Prerequisites: GSBA 501 or GSBA 515 (Can be taken Concurrently)

This course focuses on the linkages between business and social innovation. Changes in business are driven by a myriad of combined forces including global competition, the search for new market opportunities, consumer changes or stakeholder demands. At the same time businesses all over the world can affect and be affected by social issues such as social inequality, poverty, conflict, and violence. In the current state of affairs in which market opportunities cross paths with demands and expectations for addressing complex social issues, business can play a role sparking entrepreneurship and leadership going beyond the bottom line to include the creation of social and environmental value. A unique business and entrepreneurial imagination is evolving leading to a heretofore-unexplored intersection of business and social innovation.

GSBA 584 | MICROFINANCE AND WEALTH CREATION

Units: 3

Prerequisites: GSBA 501 or GSBA 515

This course explores the area of microfinance and wealth creation — both from a theoretical and practical point of view — with a unique, international perspective. Since Grameen Bank founder, Professor Muhammad Yunus’ winning the Nobel Peace Prize in 2006, awareness of and interest in microfinance/microcredit has risen dramatically. This course is designed to explore and analyze the key issues associated with microfinance and wealth creation. In the process students will critically investigate such questions as: What are the various business models for microfinance institutions (MFI’s) and wealth creation? Which of these models are sustainable, scalable and reproducible? What is the social and economic impact of MFI’s? What are the benefits and limitations of microfinance as a path for alleviating poverty?.

GSBA 585 | BUSINESS ENVIRONMENT OF ASIA AND THE PACIFIC RIM

Units: 2

Prerequisites: GSBA 501 or GSBA 515

Provides an overview of various aspects of doing business in Asian-Pacific countries. The implications of political, socio-economic and cultural environment for developing successful business strategies will be discussed with reference to selected countries from the region (Japan, NIEs, ASEAN).

GSBA 586 | EUROPE IN THE GLOBAL ECONOMY

Units: 2

Prerequisites: GSBA 501 or GSBA 515

This course will examine how regional strategies, as opposed to global or home country strategies, are providing a primary determinant of competitive advantage in Europe. It is within the region that managers determine investment locations, product mix, competitive position and performance appraisals. Topics include assessing the role of the EURO and European monetary unification, enlargement issues and industry studies in the context of offering future scenarios of the role of Europe in the global economy.

GSBA 587 | LATIN AMERICAN BUSINESS ENVIRONMENT

Units: 2

Prerequisites: GSBA 501 or GSBA 515

This course provides an overview of Latin America from perspectives essential to effective international business management. There is emphasis on inter-cultural understanding and communication, along with economic, political, legal and historical characteristics of Latin America and how these affect the business environment. An integral part of this regional approach is the analysis of differences among countries and their relationship to the region as a whole.

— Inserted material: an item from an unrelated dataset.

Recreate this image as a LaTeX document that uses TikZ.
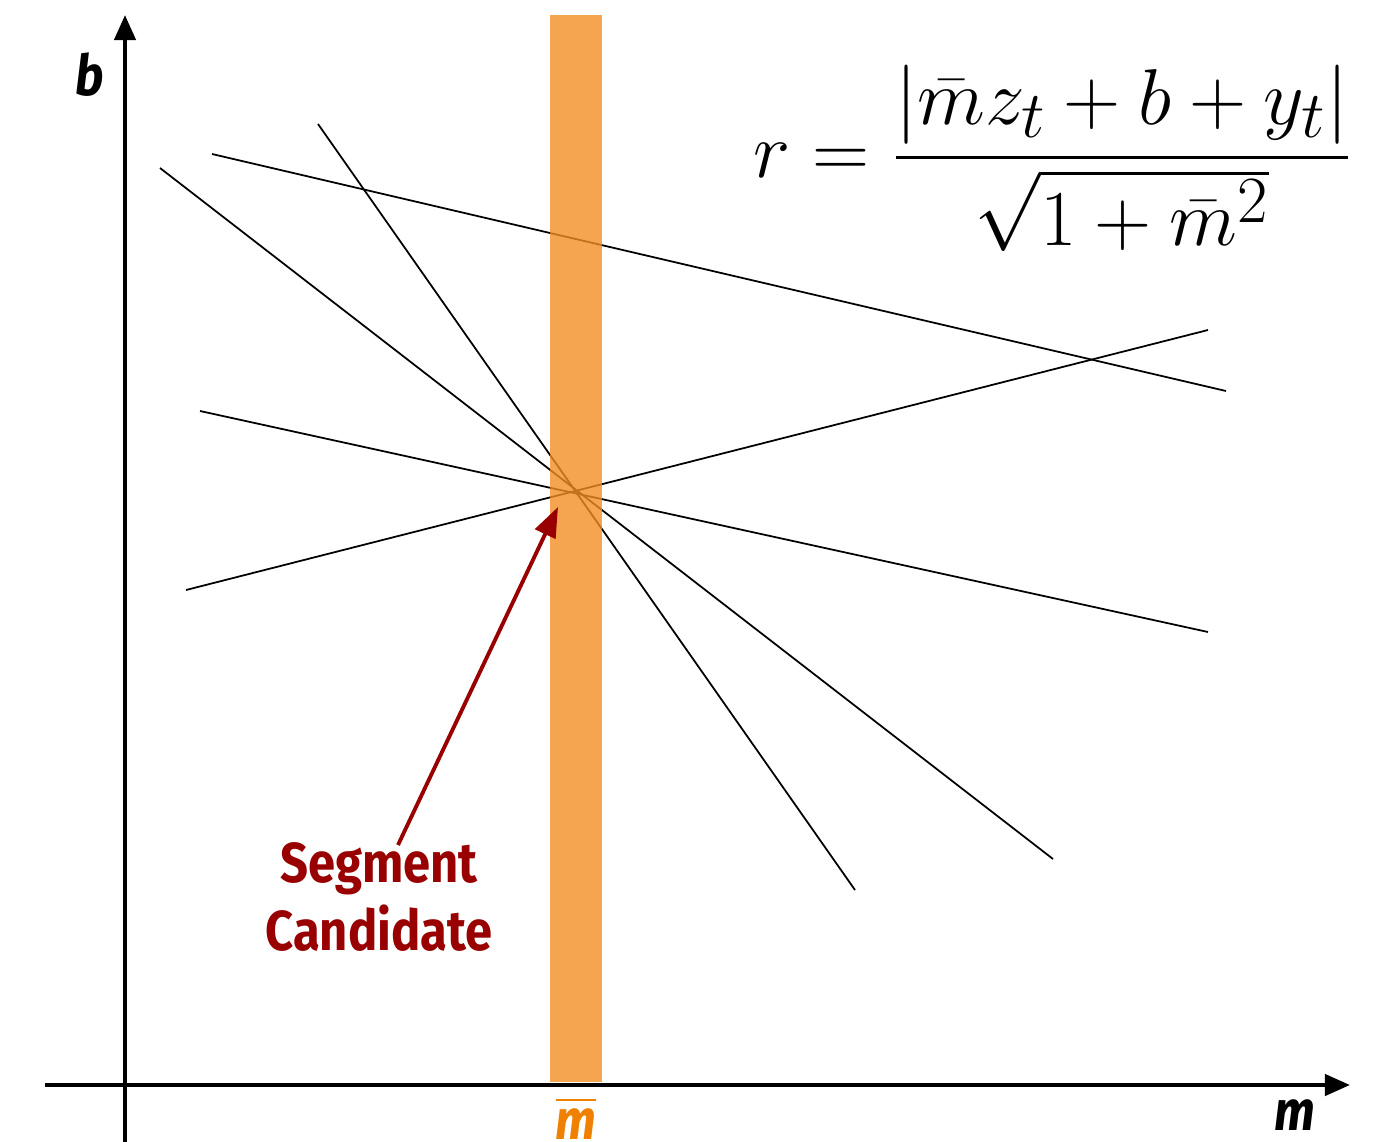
\documentclass[tikz,border=0pt]{standalone}
\usepackage{fontspec}
\usepackage{amsmath}
\newfontfamily\labelfont[FakeStretch=0.87]{Fira Sans}
\usetikzlibrary{arrows.meta, positioning}
\definecolor{bandorange}{RGB}{242,142,36}
\definecolor{markorange}{RGB}{240,128,0}
\definecolor{candred}{RGB}{153,0,0}

\begin{document}
\begin{tikzpicture}[
    x=0.01cm, y=-0.01cm,
    % axes and the family of lines in (m,b) space
    axis/.style={line width=1.2pt, -{Triangle[length=0.25cm, width=0.21cm]}},
    family/.style={line width=0.5pt, black},
    band/.style={fill=bandorange, fill opacity=0.8, draw=none},
    axlbl/.style={font=\labelfont\fontsize{16}{18}\selectfont\bfseries\itshape, inner sep=0pt},
    cand/.style={font=\labelfont\fontsize{16}{19.5}\selectfont\bfseries, text=candred, align=center, inner sep=0pt},
    pointer/.style={line width=1.1pt, candred, -{Triangle[length=0.3cm, width=0.22cm]}}
]
    \useasboundingbox (0,0) rectangle (1378,1142);

    % --- Axes ---
    \coordinate (xstart) at (45,1085);
    \coordinate (xend) at (1350,1085);
    \coordinate (ystart) at (125,1142);
    \coordinate (yend) at (125,15);
    \draw[axis] (xstart) -- (xend);
    \draw[axis] (ystart) -- (yend);
    \node[axlbl] (blbl) at (90,75) {b};
    \node[axlbl] (mlbl) at (1295,1115) {m};

    % --- Lines, most of them through one point ---
    \coordinate (cross) at (576,492);
    \foreach \ax/\ay/\bx/\by in {212/154/1226/391, 318/124/855/890, 160/168/1053/859,
                                 200/411/1208/632, 186/590/1208/330}
        \draw[family] (\ax,\ay) -- (\bx,\by);

    % --- Band at m-bar ---
    \path[band] (550,15) rectangle (602,1082);
    \node[font=\labelfont\fontsize{16}{18}\selectfont\bfseries\itshape, text=markorange, inner sep=0pt] (mbar) at (576,1118)
        {$\overline{\mbox{\labelfont\fontsize{16}{18}\selectfont\bfseries\itshape m}}$};

    % --- Candidate label and pointer ---
    \node[cand] (segcand) at (379,897) {Segment\\Candidate};
    \coordinate (tail) at (398,845);
    \coordinate (tip) at (558,507);
    \draw[pointer] (tail) -- (tip);

    % --- Residual formula ---
    \node[font=\fontsize{24.88}{30}\selectfont, inner sep=0pt] (resid) at (1053,158)
        {\scalebox{0.905}{$\displaystyle r = \frac{|\bar{m} z_t + b + y_t|}{\sqrt{1 + \bar{m}^2}}$}};
\end{tikzpicture}
\end{document}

GSBA 590 | STRATEGIC EXECUTION

Units: 3

This course builds on the basic understanding of how strategy is formulated (GSBA 500) and on the various functional courses introduced throughout the MBA program. Topics may include but are not limited to executing strategic alliances, engaging in acquisition and restructuring strategies, developing and implementing sustainable business strategies and stimulating organizational innovation. The purpose is to provide students with an opportunity to integrate the various topics introduced throughout the program by engaging in strategy execution. Teaching methods may include case studies, simulations, projects and field-work. This course is to be taken during the final regular semester of study.

GSBA 593 | INTERNATIONAL CONSULTING PROJECT

Units: 3 Repeatability: Yes (Can be repeated for Credit)

Prerequisites: GSBA 504 and GSBA 505

Students work in multicultural teams to provide solutions to a business problem or strategic project for a company abroad. The overseas professional project delivers hands-on experience of the markets, economic policies and business practices of the country in which the company operates. The consulting project will require students to apply creativity and analytical tools to complete the project and communicate the results to clients. Faculty members will serve as supervisors for student teams.

GSBA 594 | SPECIAL TOPICS

Units: 1-3

Prerequisites: GSBA 501 or GSBA 515

Topics of current interest in Graduate Business Study. Course content and structure will differ depending on instructor. Consult your advisor for course description for any given semester. Prerequisites will vary depending on topic selected.

GSBA 595 | BUSINESS CONSULTING PROJECT

Units: 3

Students working in teams provide consulting solutions to operating and strategic projects for businesses. Students bring their collective analytical abilities and diverse professional experiences to a business project, generating a mutually beneficial experience. Students will demonstrate the ability to formulate a statement of work, establish goals and milestones, prepare a schedule of deliverables and allocate responsibilities to team members. The consulting project will require students to apply creativity and analytical tools to complete the project and communicate the results to clients. Faculty members will serve as supervisors for student teams. To be taken during the fall term of the second year of study.

GSBA 597 | INTERNATIONAL STUDIES

Units: 0.5-10

Graduate business study abroad courses are offered in Europe, Latin America, Africa and Asia to provide students exposure to international culture and business practices.

GSBA 598 | INTERNSHIP

Units: 1-3

Applied learning experience working for a business, government, or nonprofit organization. Students undertaken individual project or employer designated internship program. Grading is Pass/Fail.

GSBA 599 | INDEPENDENT STUDY

Units: 1-3

Independent study usually involving empirical research and written reports. Repeatable up to 6 units toward degree requirements.